Maszyna, która rozbiła się pod Smoleńskiem, należała do nieistniejącego już 36 Specjalnego Pułku Lotnictwa Transportowego. Prowadzone tuż po katastrofie śledztwo nie wykazało, aby przyczyniły się do niej osoby trzecie. Komisja Badania Wypadków Lotniczych jako przyczynę tragedii wskazała błąd pilotów, którzy mieli podjąć próbę lądowania w niesprzyjających temu warunkach atmosferycznych. Po 2016 roku w Ministerstwie Obrony Narodowej została powołana Podkomisja ds. Ponownego Zbadania Wypadku Lotniczego. Jutro jej przewodniczący, Antoni Macierewicz, ma przedstawić ustalenia i wnioski podkomisji.
O tragicznych wydarzeniach sprzed 12 lat wciąż pamiętają Polacy oraz władze rządowe i samorządowe. W całym kraju powstają pomniki i tablice pamiątkowe upamiętniające osoby, które wówczas zginęły, a w każdą rocznicę tragedii odbywają się apele pamięci i msze w ich intencji. Nie inaczej będzie dziś. Z samego rana uroczystości odbędą się między innymi przy pomniku ofiar katastrofy smoleńskiej na Cmentarzu Wojskowym na Powązkach, a przed Pałacem Prezydenckim odczytany zostanie apel pamięci.

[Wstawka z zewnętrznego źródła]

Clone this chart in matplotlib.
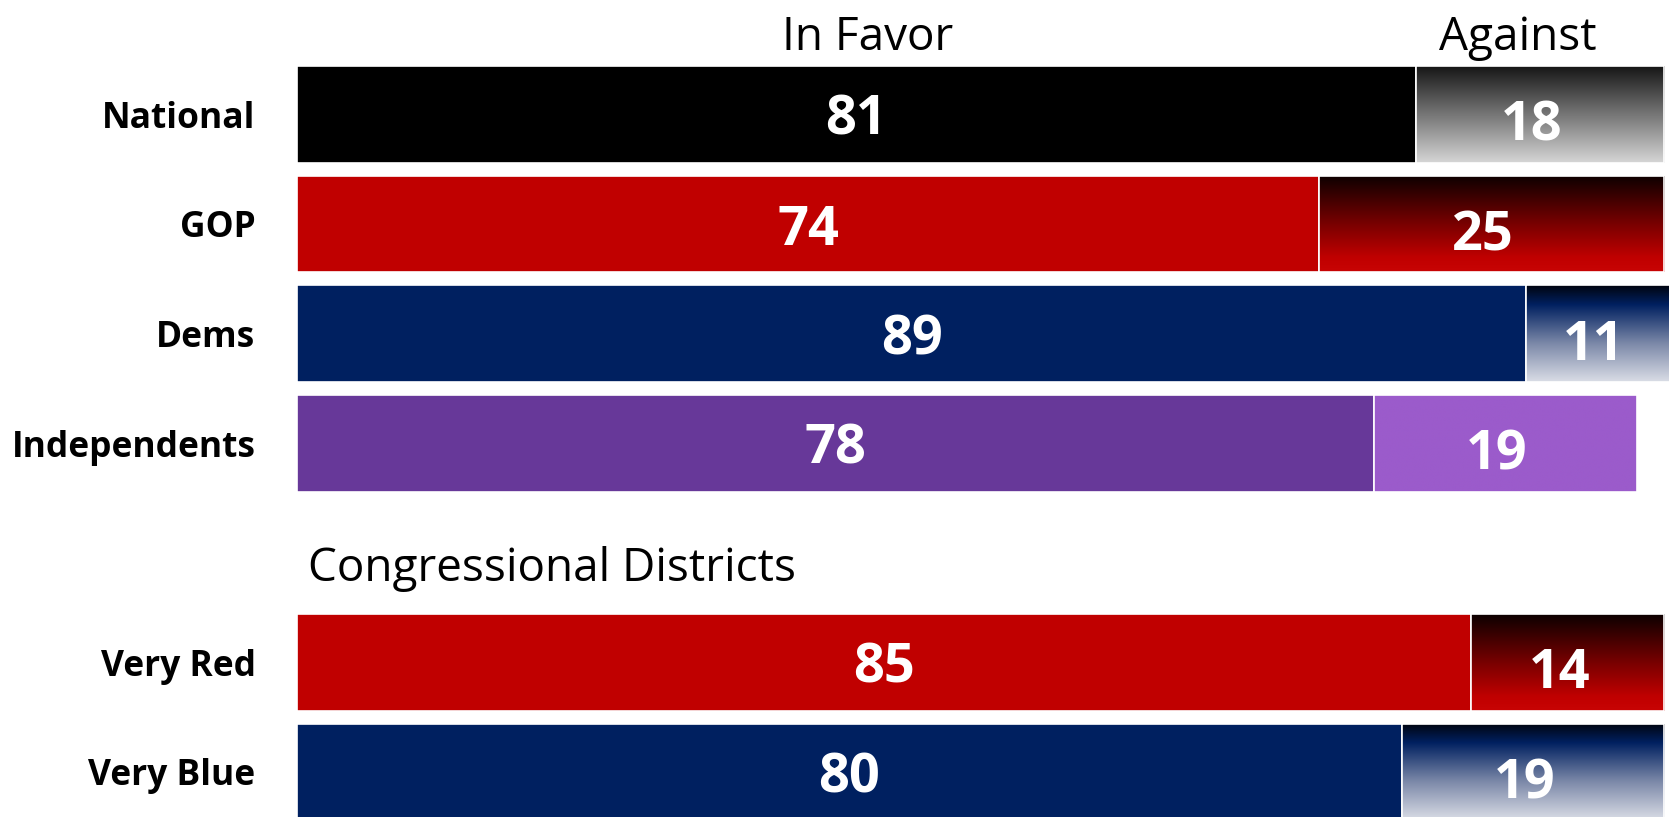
import matplotlib
matplotlib.use("Agg")
import matplotlib.pyplot as plt
import numpy as np
from matplotlib.colors import LinearSegmentedColormap

# survey results, percent
groups = ["National", "GOP", "Dems", "Independents", "Very Red", "Very Blue"]
in_favor = [81, 74, 89, 78, 85, 80]
against = [18, 25, 11, 19, 14, 19]
rows = [0, 1, 2, 3, 5, 6]  # row 4 left empty for the districts header

# colours for the solid "in favor" part and the shaded "against" part
favor_colors = ["#000000", "#c00000", "#002060", "#673899", "#c00000", "#002060"]
shade_black = [(0.0, "#161616"), (1.0, "#d6d6d6")]
shade_red = [(0.0, "#0c0000"), (0.5, "#780000"), (0.85, "#c00000"), (1.0, "#c80404")]
shade_blue = [(0.0, "#00040e"), (0.2, "#002060"), (0.6, "#7b88a8"), (1.0, "#dadde6")]
shade_purple = [(0.0, "#9b5bcb"), (1.0, "#9b5bcb")]
against_shades = [shade_black, shade_red, shade_blue, shade_purple, shade_red, shade_blue]

W, H, DPI = 16.69, 8.17, 100
fig = plt.figure(figsize=(W, H), dpi=DPI)
ax = fig.add_axes([0, 0, 1, 1])

bar_h = 0.884
font = ["Open Sans", "DejaVu Sans"]

ax.barh(rows, in_favor, height=bar_h, color=favor_colors,
        edgecolor="white", linewidth=1.2, zorder=2)
against_bars = ax.barh(rows, against, left=in_favor, height=bar_h,
                       color="none", edgecolor="white", linewidth=1.2, zorder=4)

grad = np.linspace(0, 1, 256).reshape(-1, 1)
for bar, shade in zip(against_bars, against_shades):
    x0, y0 = bar.get_x(), bar.get_y()
    w, h = bar.get_width(), bar.get_height()
    cmap = LinearSegmentedColormap.from_list("shade", shade)
    im = ax.imshow(grad, cmap=cmap, aspect="auto", interpolation="bilinear",
                   extent=(x0, x0 + w, y0 + h, y0), origin="upper", zorder=3)
    im.set_clip_path(bar)

for r, f, a in zip(rows, in_favor, against):
    ax.text(f / 2, r + 0.06, str(f), ha="center", va="center", color="white",
            fontsize=39, fontweight="bold", family=font, zorder=5)
    ax.text(f + a / 2 - 0.6, r + 0.11, str(a), ha="center", va="center", color="white",
            fontsize=39, fontweight="bold", family=font, zorder=5)

for r, g in zip(rows, groups):
    ax.text(-3.0, r + 0.04, g, ha="right", va="center", color="black",
            fontsize=25.5, fontweight="bold", family=font)

ax.text(41.3, -0.70, "In Favor", ha="center", va="center", fontsize=33, family=font)
ax.text(88.4, -0.70, "Against", ha="center", va="center", fontsize=33, family=font)
ax.text(0.8, 4.15, "Congressional Districts", ha="left", va="center", fontsize=33, family=font)

# pixel-aligned data window: 13.81 px per percent, 109.6 px per row
ax.set_xlim(-297 / 13.81, (W * DPI - 297) / 13.81)
ax.set_ylim((H * DPI - 114.4) / 109.6, -114.4 / 109.6)
ax.axis("off")

fig.savefig("out.png", dpi=DPI, facecolor="white")
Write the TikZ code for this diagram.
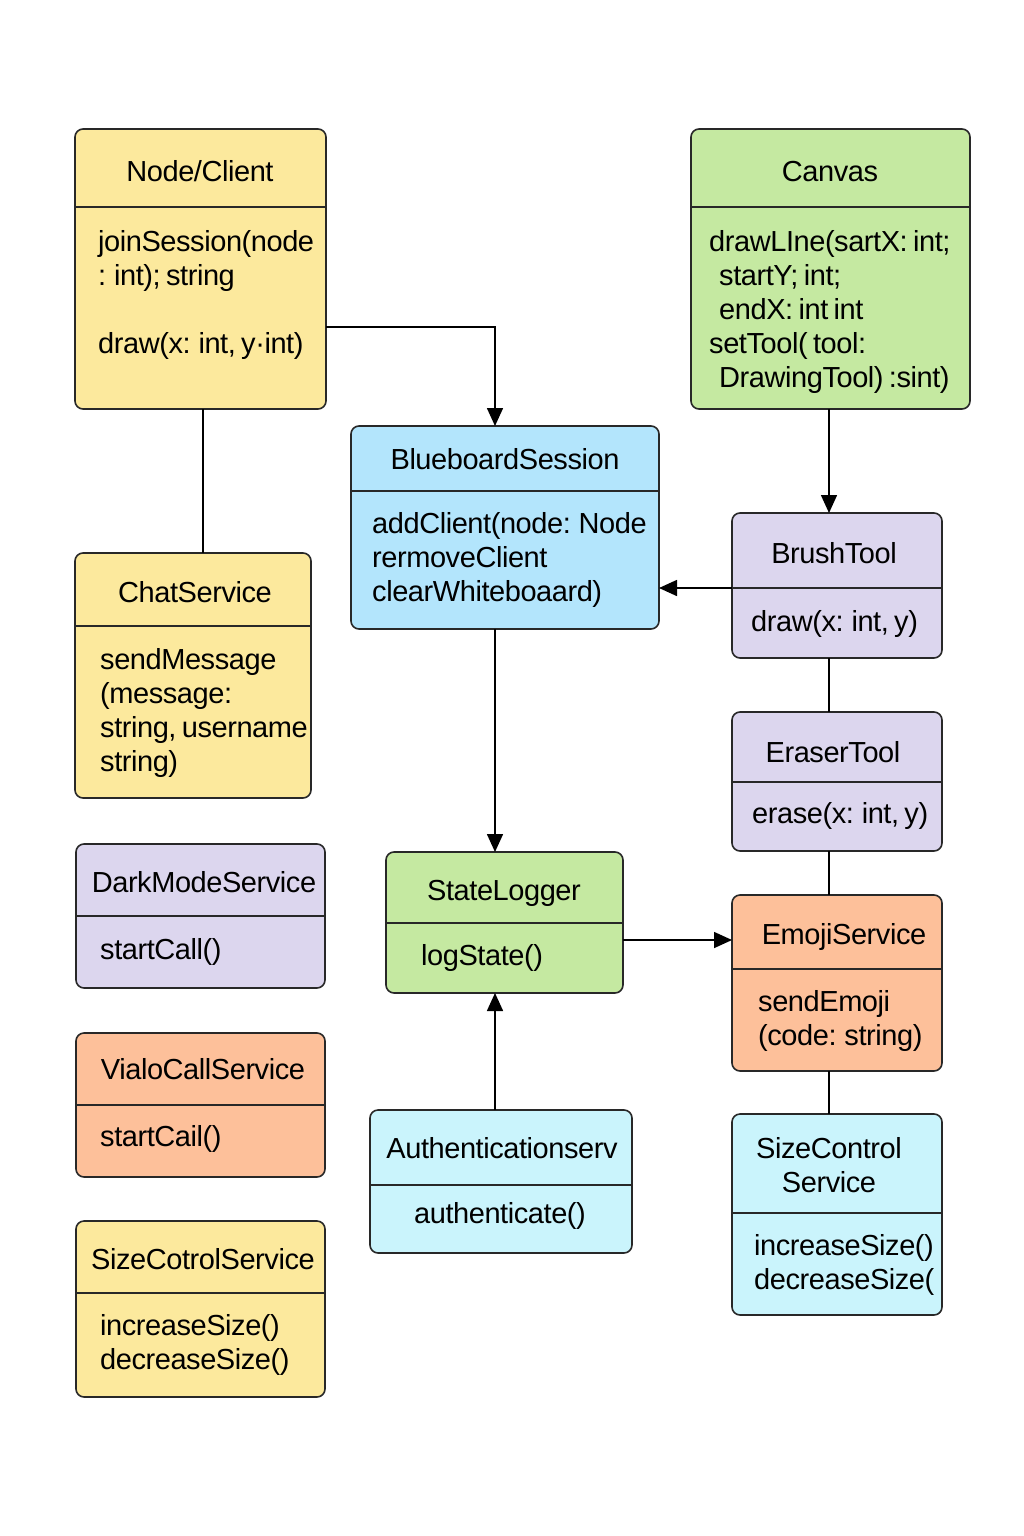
\documentclass[tikz,border=0pt]{standalone}
\usepackage{fontspec}
\setmainfont[WordSpace=0.7,LetterSpace=-1.5]{Liberation Sans}
\usetikzlibrary{arrows.meta,calc}
\definecolor{cyel}{RGB}{252,233,157}
\definecolor{cgrn}{RGB}{197,233,161}
\definecolor{cblu}{RGB}{179,229,252}
\definecolor{clav}{RGB}{220,214,238}
\definecolor{cora}{RGB}{253,192,154}
\definecolor{ccya}{RGB}{202,244,252}
\definecolor{cline}{RGB}{40,40,40}
\tikzset{
  ubox/.style={draw=cline, line width=1.6pt, rounded corners=8pt, inner sep=0pt, outer sep=0pt},
  divline/.style={draw=cline, line width=1.3pt},
  txt/.style={inner sep=0pt, font=\fontsize{29}{34}\selectfont, text=black},
  conn/.style={draw=black, line width=1.6pt},
  arr/.style={conn, -{Triangle[length=18pt,width=16pt]}},
}
\newcommand{\umlbox}[7]{%
  \node[ubox, fill=#2, minimum width={#5-#3}, minimum height={#6-#4}, anchor=north west] (#1) at (#3,#4) {};
  \draw[divline] (#3,#7) -- (#5,#7);
}
\newcommand{\tl}[4]{\node[txt, anchor=base west] (#1) at (#2,#3) {#4};}
\newcommand{\tc}[4]{\node[txt, anchor=base] (#1) at (#2,#3) {#4};}
\begin{document}
\begin{tikzpicture}[x=1pt,y=-1pt]
\fill[white] (0,0) rectangle (1024,1536);
\useasboundingbox (0,0) rectangle (1024,1536);

% Node/Client
\umlbox{nc}{cyel}{75}{129}{326}{409}{207}
\tc{nct}{200}{181}{Node/Client}
\tl{nc1}{98}{251}{joinSession(node}
\tl{nc2}{98}{285}{: int); string}
\tl{nc3}{98}{353}{draw(x: int, y·int)}

% Canvas
\umlbox{cv}{cgrn}{691}{129}{970}{409}{207}
\tc{cvt}{830}{181}{Canvas}
\tl{cv1}{709}{251}{drawLIne(sartX: int;}
\tl{cv2}{719}{285}{startY; int;}
\tl{cv3}{719}{319}{endX: int int}
\tl{cv4}{709}{353}{setTool( tool:}
\tl{cv5}{719}{387}{DrawingTool) :sint)}

% BlueboardSession
\umlbox{bs}{cblu}{351}{426}{659}{629}{491}
\tc{bst}{505}{469}{BlueboardSession}
\tl{bs1}{372}{533}{addClient(node: Node}
\tl{bs2}{372}{567}{rermoveClient}
\tl{bs3}{372}{601}{clearWhiteboaard)}

% BrushTool
\umlbox{bt}{clav}{732}{513}{942}{658}{588}
\tc{btt}{834}{563}{BrushTool}
\tl{bt1}{751}{631}{draw(x: int, y)}

% ChatService
\umlbox{cs}{cyel}{75}{553}{311}{798}{626}
\tc{cst}{195}{602}{ChatService}
\tl{cs1}{100}{669}{sendMessage}
\tl{cs2}{100}{703}{(message:}
\tl{cs3}{100}{737}{string, username}
\tl{cs4}{100}{771}{string)}

% EraserTool
\umlbox{et}{clav}{732}{712}{942}{851}{782}
\tc{ett}{833}{762}{EraserTool}
\tl{et1}{752}{823}{erase(x: int, y)}

% DarkModeService
\umlbox{dm}{clav}{76}{844}{325}{988}{916}
\tc{dmt}{204}{892}{DarkModeService}
\tl{dm1}{100}{959}{startCall()}

% StateLogger
\umlbox{sl}{cgrn}{386}{852}{623}{993}{923}
\tc{slt}{504}{900}{StateLogger}
\tl{sl1}{421}{965}{logState()}

% EmojiService
\umlbox{em}{cora}{732}{895}{942}{1071}{969}
\tc{emt}{844}{944}{EmojiService}
\tl{em1}{758}{1011}{sendEmoji}
\tl{em2}{758}{1045}{(code: string)}

% VialoCallService
\umlbox{vc}{cora}{76}{1033}{325}{1177}{1105}
\tc{vct}{203}{1079}{VialoCallService}
\tl{vc1}{100}{1146}{startCail()}

% SizeCotrolService
\umlbox{sz}{cyel}{76}{1221}{325}{1397}{1293}
\tc{szt}{203}{1269}{SizeCotrolService}
\tl{sz1}{100}{1335}{increaseSize()}
\tl{sz2}{100}{1369}{decreaseSize()}

% Authenticationserv
\umlbox{au}{ccya}{370}{1110}{632}{1253}{1185}
\tc{aut}{502}{1158}{Authenticationserv}
\tc{au1}{500}{1223}{authenticate()}

% SizeControl Service
\umlbox{sc}{ccya}{732}{1114}{942}{1315}{1213}
\tc{sct1}{829}{1158}{SizeControl}
\tc{sct2}{829}{1192}{Service}
\tl{sc1}{754}{1255}{increaseSize()}
\tl{sc2}{754}{1289}{decreaseSize(}

% connectors
\draw[arr] ([yshift=-58pt]nc.east) -| ([xshift=-10pt]bs.north);
\draw[conn] ([xshift=2.5pt]nc.south) -- ([xshift=2.5pt]nc.south |- cs.north);
\draw[arr] ([xshift=-1.5pt]cv.south) -- ([xshift=-1.5pt]cv.south |- bt.north);
\draw[arr] ([yshift=-2.5pt]bt.west) -- ([yshift=-2.5pt]bt.west -| bs.east);
\draw[arr] ([xshift=-10pt]bs.south) -- ([xshift=-10pt]bs.south |- sl.north);
\draw[conn] ([xshift=-8pt]bt.south) -- ([xshift=-8pt]bt.south |- et.north);
\draw[conn] ([xshift=-8pt]et.south) -- ([xshift=-8pt]et.south |- em.north);
\draw[arr] ([yshift=-17.5pt]sl.east) -- ([yshift=-17.5pt]sl.east -| em.west);
\draw[arr] ([xshift=-6pt]au.north) -- ([xshift=-6pt]au.north |- sl.south);
\draw[conn] ([xshift=-8pt]em.south) -- ([xshift=-8pt]em.south |- sc.north);
\end{tikzpicture}
\end{document}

W tym samym miejscu niemal przez cały dzień będą się odbywały także wydarzenia kulturalne, pokazy filmów i koncerty, by uczcić tych, którzy zginęli. Natomiast wieczorem w archikatedrze warszawskiej odbędzie się msza w intencji ofiar, po niej ulicami stolicy przejdzie marsz pamięci. Jego zwieńczeniem będzie przemówienie Jarosława Kaczyńskiego, wicepremiera ds. bezpieczeństwa. Podczas uroczystości odbędzie się zbiórka pieniędzy na pomoc Ukrainie.